Un occupato su 4 ha trovato lavoro tramite canali informali

Tra il 2011 e il 2021 i canali informali di ricerca hanno generato il 56% dell’occupazione: circa 4,8 milioni di posti di lavoro sottratti alla intermediazione ‘palese’. E oltre il 60% dell’occupazione generata dalle piccole imprese private (1-5 e 6-10 addetti), il 40% del totale del settore privato, passa in maniera consistente attraverso l’intermediazione informale. In pratica, negli ultimi dieci anni quasi un lavoratore su quattro (23%) ha trovato occupazione tramite amici, parenti, conoscenti, o attraverso contatti stabiliti nell’ambiente lavorativo (9%). Ma il canale di ricerca cresciuto maggiormente in questo periodo è l’autocandidatura, passata dal 13% al 18%, probabilmente anche in relazione al crescente ruolo dei social media.

Nel 2021 il 75% delle ricerche di lavoro passa da Internet

È quanto emerge dal policy brief dell’Inapp, che prende in esame i dati dell’indagine Inapp-Plus, sulla dinamica dell’incontro tra domanda e offerta di lavoro.
“Sebbene solo il 2% degli occupati dichiari di avere trovato lavoro tramite app o social network – commenta Sebastiano Fadda, presidente Inapp – tuttavia, l’intermediazione digitale, se non adeguatamente regolata, rischia di alimentare ulteriormente l’informalità. Basti pensare che si è passati dal 25% degli occupati che nel 2000 dichiaravano di aver fatto ricorso a Internet durante la fase di ricerca di lavoro, al 50% del 2010, fino al 75% del 2021”.

Serve un player pubblico che sostenga i processi di allocazione e riallocazione

Tra i canali formali, si riduce il ruolo dei concorsi pubblici (10%, -7% rispetto a dieci anni fa), per effetto della riduzione del perimetro del settore pubblico e del blocco del turn-over nella PA. Si registra, inoltre, un crescente, ma comunque sempre inferiore rispetto ai canali informali, ricorso alle agenzie private e ai job center di istituzioni scolastiche e formative. In un mercato del lavoro esposto a complesse ricomposizioni e transizioni serve un player pubblico che sostenga tutti i processi di allocazione e di riallocazione della forza lavoro. I centri per l’impiego, ad esempio, trattano prevalentemente un’utenza debole (il 32% ha le medie inferiori) e riescono a condurre al lavoro poco più del 4% dell’utenza.

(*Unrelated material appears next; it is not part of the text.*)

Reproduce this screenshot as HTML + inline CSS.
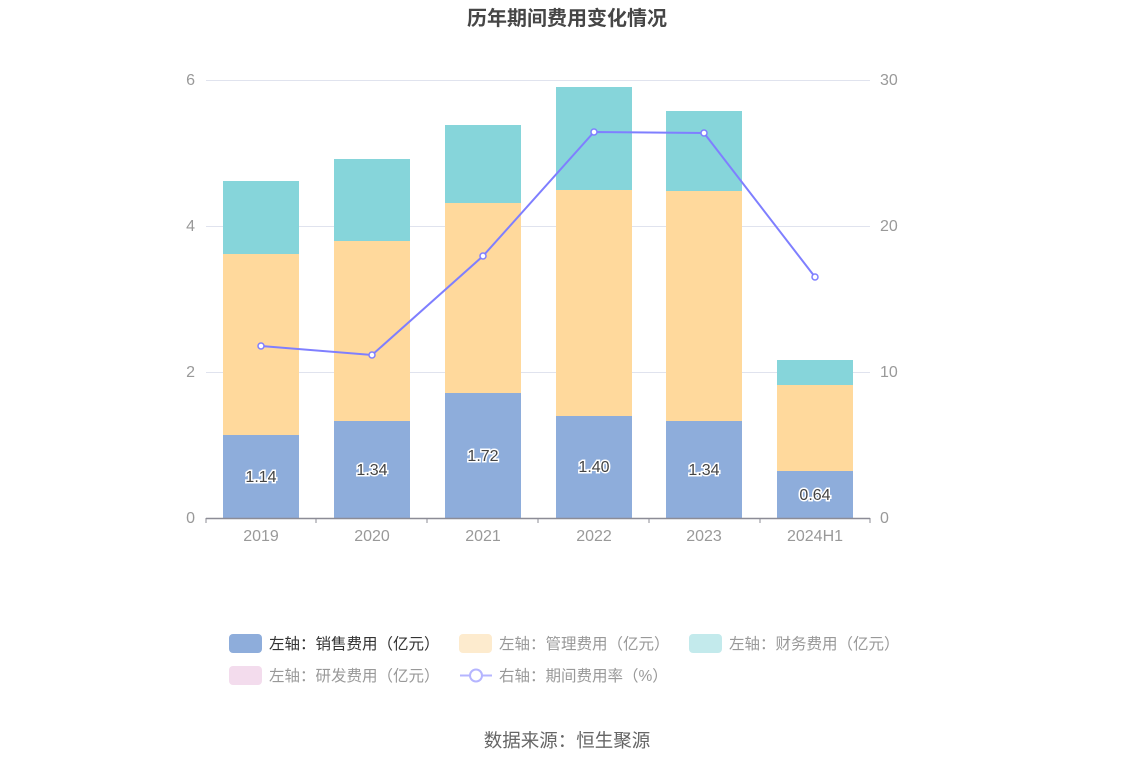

Una carenza di opportunità di qualità

La retribuzione di chi ha trovato lavoro grazie ai centri per l’impiego è in media 23.300 euro lordi all’anno, contro 35.000 di chi ha vinto un concorso pubblico o 32.600 di chi ha trovato lavoro nell’ambiente professionale. La quota di laureati che hanno trovato lavoro attraverso i Servizi per l’impiego è la più bassa (23%) dopo quella delle agenzie interinali (20%). Dunque, da un lato c’è un problema di carenza di opportunità di qualità e dall’altro l’onere di trattare un’utenza particolarmente fragile.
“Per un miglioramento complessivo del funzionamento del mercato del lavoro i centri per l’impiego devono essere potenziati anche nella loro interconnessione con le imprese, i servizi dell’orientamento, i servizi formativi, gli altri organismi operanti nell’intermediazione – aggiunge Fadda -. Ovvero, ai centri per l’impiego bisogna attribuire un ruolo attivo nel mercato del lavoro e offrire le condizioni per poterlo svolgere”.